══ Extracted material

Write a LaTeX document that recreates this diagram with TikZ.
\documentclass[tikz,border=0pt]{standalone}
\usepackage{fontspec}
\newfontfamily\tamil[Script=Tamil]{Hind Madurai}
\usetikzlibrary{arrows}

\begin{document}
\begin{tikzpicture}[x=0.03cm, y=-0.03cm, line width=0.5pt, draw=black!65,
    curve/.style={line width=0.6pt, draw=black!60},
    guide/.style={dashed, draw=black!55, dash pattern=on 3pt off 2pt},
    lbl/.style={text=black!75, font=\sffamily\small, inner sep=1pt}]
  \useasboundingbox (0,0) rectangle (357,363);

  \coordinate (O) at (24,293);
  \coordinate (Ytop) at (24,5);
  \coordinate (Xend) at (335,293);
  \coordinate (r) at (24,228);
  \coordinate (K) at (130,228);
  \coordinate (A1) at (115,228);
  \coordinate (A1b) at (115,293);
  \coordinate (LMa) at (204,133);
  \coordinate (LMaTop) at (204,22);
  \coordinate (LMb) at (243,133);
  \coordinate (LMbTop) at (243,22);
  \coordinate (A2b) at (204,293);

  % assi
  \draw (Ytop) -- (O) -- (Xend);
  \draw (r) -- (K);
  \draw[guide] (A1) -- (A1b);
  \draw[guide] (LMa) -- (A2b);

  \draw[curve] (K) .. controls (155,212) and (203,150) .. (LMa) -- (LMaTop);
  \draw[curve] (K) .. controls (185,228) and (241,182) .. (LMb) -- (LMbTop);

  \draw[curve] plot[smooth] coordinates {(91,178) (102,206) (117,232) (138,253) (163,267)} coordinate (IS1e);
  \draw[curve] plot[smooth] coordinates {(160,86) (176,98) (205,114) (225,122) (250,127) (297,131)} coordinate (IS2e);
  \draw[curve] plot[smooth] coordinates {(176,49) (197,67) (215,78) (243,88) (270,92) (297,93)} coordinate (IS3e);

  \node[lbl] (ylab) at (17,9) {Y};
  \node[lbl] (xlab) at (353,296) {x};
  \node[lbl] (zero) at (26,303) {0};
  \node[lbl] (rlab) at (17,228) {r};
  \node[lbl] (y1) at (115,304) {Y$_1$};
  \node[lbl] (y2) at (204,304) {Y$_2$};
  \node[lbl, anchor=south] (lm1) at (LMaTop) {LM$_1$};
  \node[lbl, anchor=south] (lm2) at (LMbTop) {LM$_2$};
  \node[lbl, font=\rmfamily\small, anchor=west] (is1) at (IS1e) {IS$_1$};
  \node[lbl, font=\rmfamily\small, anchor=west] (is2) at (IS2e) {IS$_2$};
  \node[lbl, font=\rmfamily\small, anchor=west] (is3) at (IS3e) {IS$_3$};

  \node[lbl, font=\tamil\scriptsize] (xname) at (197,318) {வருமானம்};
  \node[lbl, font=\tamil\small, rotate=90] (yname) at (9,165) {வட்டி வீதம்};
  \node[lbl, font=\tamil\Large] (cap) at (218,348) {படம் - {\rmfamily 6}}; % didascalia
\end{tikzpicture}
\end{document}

════
══ Extracted material

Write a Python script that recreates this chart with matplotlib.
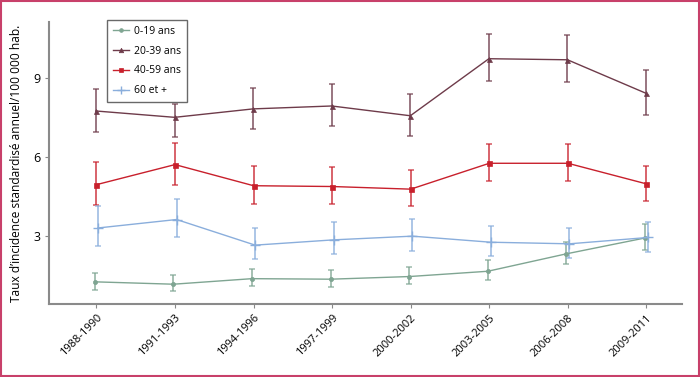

════

--- What needs to be done ---
In the listing above, find the line containing "Write a LaTeX" and the line containing "(0,0) rectangle (357,363);". Output them and every line between, exactly, and nothing else.

--- Response for this exercise ---
Write a LaTeX document that recreates this diagram with TikZ.
\documentclass[tikz,border=0pt]{standalone}
\usepackage{fontspec}
\newfontfamily\tamil[Script=Tamil]{Hind Madurai}
\usetikzlibrary{arrows}

\begin{document}
\begin{tikzpicture}[x=0.03cm, y=-0.03cm, line width=0.5pt, draw=black!65,
    curve/.style={line width=0.6pt, draw=black!60},
    guide/.style={dashed, draw=black!55, dash pattern=on 3pt off 2pt},
    lbl/.style={text=black!75, font=\sffamily\small, inner sep=1pt}]
  \useasboundingbox (0,0) rectangle (357,363);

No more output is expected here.